I'd be cool to give people more fine-grained control of scopes at the user-level, and I don't think anyone can force you to federate an RT, but there's no foolproof way to solve "data leaking" when something has to leave its origin. Superficial ways of making things not show up might be enough to satisfy most people: personally I'd like it if I didn't have to look at one-sided conversations on my timeline because it's private and I don't follow everyone involved. But people are bound to complain when they find out something doesn't *really* work the way they expected it to. And that's what's going to happen with Mastodon's proposal.

> it's our punishment that we need to stick with their way of doing them because we dropped the ball.

I don't like the idea of being punished over a feature I never liked anyway. I think QRTs are stupid and if anything I'd gut them out, but I get this is mostly a culture-clash between people who treat fedi to varying degrees more like Twitter and people who don't. But at least QRTs as they are now work exactly the way you'd expect them to, and Mastodon wants to do something else that won't.
@sicp @icedquinn @fish @sampler @p @strypey @silverpill @light Just the fact that people complain about leaking data on this network is proof that trying to prevent it is a never ending battle. Truth is, you cannot enforce what is effectively DRM on your posts in this network, this network is purely operated on implied trust everybody puts on all instance administrators without even thinking about it.

https://evilmaid.net/blog/trusting-trust-fediverse/index.html

Also related to more scopes, Pleroma develop now support scoping of repeats ported from Akkoma. IMHO a dumb feature that shouldn't exist, but to each their own.

>But people are bound to complain when they find out something doesn't *really* work the way they expected it to.

Once again, "We must not claim to prevent what we cannot prevent." Warnings that posts may leak when trying to compose a lockpost or a DM are the only solution to that. Users will freak out, but that's the reality. You cannot lie yourself out of reality.
@phnt @icedquinn @fish @sampler @p @strypey @silverpill @light

> https://evilmaid.net/blog/trusting-trust-fediverse/index.html

Good writeup.

> Also related to more scopes, Pleroma develop now support scoping of repeats ported from Akkoma. IMHO a dumb feature that shouldn't exist, but to each their own.

Neat. I also think it's dumb but I figured it's the kind of thing people'd want anyway. People can do dumb things as long as I don't have to join them (QRTs, private posts)

> You cannot lie yourself out of reality.

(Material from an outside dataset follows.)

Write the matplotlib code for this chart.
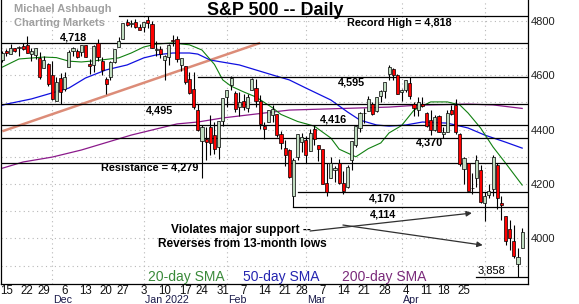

Again as long as I don't have to, if they want to screw everyone else out for choosing not to drink the kool-aid then I say let them: I share the sentiment if there was a big netsplit I can't imagine shedding any tears; nobody can make me upgrade anyway and I think its funny there's an overtone on their side of a netsplit being a worst-case scenario whereas over here most people are indifferent to the idea.